The Common Good
March-April 2000

Which Side Are You On?

by Duane Shank | March-April 2000

A surprising ally in the moment clean up politics.

Not too long ago, syndicated columnist and author Arianna Huffington was a noted figure on the political Right. She was a co-founder with Marvin Olasky of the Center for Effective Compassion and an informal adviser to Newt Gingrich. But as the "Republican revolution" increasingly bought into preserving the status quo, she has been distancing herself from those former allies. With her new book, How to Overthrow the Government, she effectively burns the bridges once and for all.

It is a book that pulls no punches—taking on the politicians of both parties, along with the pollsters and media in collusion with them. She writes that "politics in America has degenerated into a world where there’s no integrity, no principles, and no truth." The following chapters then document this degeneration with a combination of statistical information and anecdotes. Living only by the polls, cynical and manipulative fund-raising techniques, and falsified attacks on opponents have become the stock-in-trade of American politics. Our political campaigns have become a sewer, in which negative ads and scandal-mongering have replaced serious discussion of beliefs and policies.

One consequence is the deepening divisions in our society, particularly in economic status. Huffington writes: "The economic boom of the ’90s has masked a looming political crisis: a corrupt political system that auctions off public policy to the highest bidder, and leaves the overwhelming majority of Americans feeling alienated from their own government....It’s hard to escape the notion that the United States has been torn in two—divided between a moneyed elite getting rich from globalization and an increasing number of citizens left choking on the dust of Wall Street’s galloping bulls."

The result, she says, is that there are only two kinds of political leaders—those who believe that poverty and political reform are the primary moral issues we must address, and those who clearly don’t. She believes that moral principles are more important than partisan politics, and that our politics should change when our principles demand it.

HER CONCERN and advocacy for those in poverty is emblematic of a new populism that cuts across the political spectrum—the new dividing line, in the words of the old union song, is "which side are you on?" The side of poor and working people, or the bought-and-sold politicians? It is a dividing line that is creating significant new alliances, and one that shows promise of really making a difference in America. A politics that truly puts those at the bottom of the economic ladder at the top of the political agenda could change our country.

This type of a "progressive populist" engagement from an important conservative voice is the latest sign of an emerging new political movement in the country. Politics gets more interesting when the old categories break down—new alliances make new movements possible.

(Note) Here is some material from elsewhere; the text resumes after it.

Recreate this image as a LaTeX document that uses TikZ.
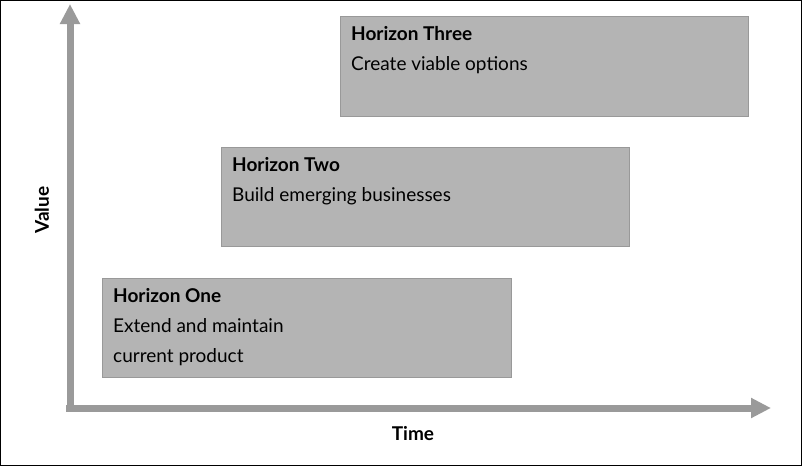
\documentclass[tikz,border=0pt]{standalone}
\usepackage{fontspec}
\setmainfont{Lato}
\usetikzlibrary{arrows.meta}
\definecolor{axisgray}{HTML}{9A9A9A}
\definecolor{boxgray}{HTML}{B4B4B4}
\begin{document}
\begin{tikzpicture}[x=1pt,y=-1pt,
  hbox/.style={draw=boxgray!85!black,line width=0.6pt,fill=boxgray,anchor=north west,inner sep=0pt},
  htext/.style={anchor=north west,align=left,font=\fontsize{19}{30}\selectfont,inner sep=0pt},
  axis/.style={axisgray,line width=7pt,-{Triangle[length=20pt,width=19pt]}},
  alabel/.style={font=\bfseries\fontsize{19}{22}\selectfont}]
\draw[black,line width=1pt,fill=white] (0.5,0.5) rectangle (801.5,465.5);
\useasboundingbox (0,0) rectangle (802,466);
\coordinate (o) at (66,408);
\coordinate (ytip) at (70,4);
\coordinate (xtip) at (771,408);
\draw[axis] (70,411) -- (ytip);
\draw[axis] (o) -- (xtip);
\node[hbox,minimum width=408pt,minimum height=100pt] (h3) at (340,16) {};
\node[hbox,minimum width=408pt,minimum height=99pt] (h2) at (221,147) {};
\node[hbox,minimum width=409pt,minimum height=99pt] (h1) at (102,278) {};
\node[htext] (t3) at (351,26) {\textbf{Horizon Three}\\Create viable options};
\node[htext] (t2) at (232,157) {\textbf{Horizon Two}\\Build emerging businesses};
\node[htext] (t1) at (113,288) {\textbf{Horizon One}\\Extend and maintain\\current product};
\node[alabel,rotate=90] (v) at (42,210) {Value};
\node[alabel] (t) at (413,434) {Time};
\end{tikzpicture}
\end{document}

Around the country, more and more people are leaving the old political system, while getting more and more deeply involved in their communities. This is particularly true of younger people, whose voting participation is at an all-time low, while their volunteering is at an all-time high. Huffington notes, "Idealistic young people, who in earlier times would have found a home in political parties, are now trying to change the world directly, tackling poverty, homelessness, health care, and job training from the bottom up." It is an involved politics based on seeking the common good rather than on the electoral system. And it is a politics that can make real changes in our society.

How to Overthrow the Government

can be a useful tool in that new grassroots politics for change. It is both exposé and manifesto—presenting a powerful indictment of the current system, but also a call to action. Chapters on new voting rights of same-day registration, reforming ballot access laws, and on using the Internet to educate and organize provide helpful ideas. The involved civil society will at some point need to translate that involvement into reforming the current system. The final chapter is "a list of things you can do to help save your country"—a call to action where Huffington commends everything from demonstrations and civil disobedience to mentoring and volunteering.

And, showing that we should never lose our sense of humor, the book is written in a witty manner that makes you laugh through your outrage. She has an engaging style and a marvelous way of telling a story and turning a phrase. It’s a book with serious content, but it’s also a highly entertaining read, with many memorable one-liners.

We can take back our country from the corporate and political elites who have captured it. The information in this book will help in that struggle. A new movement for democracy and economic justice is growing in the country, and this book is a significant tool for that movement.

DUANE SHANK is executive assistant and director of outreach at Sojourners.

How to Overthrow the Government. Huffington, Ariana. HarperCollins, 01/01/2000.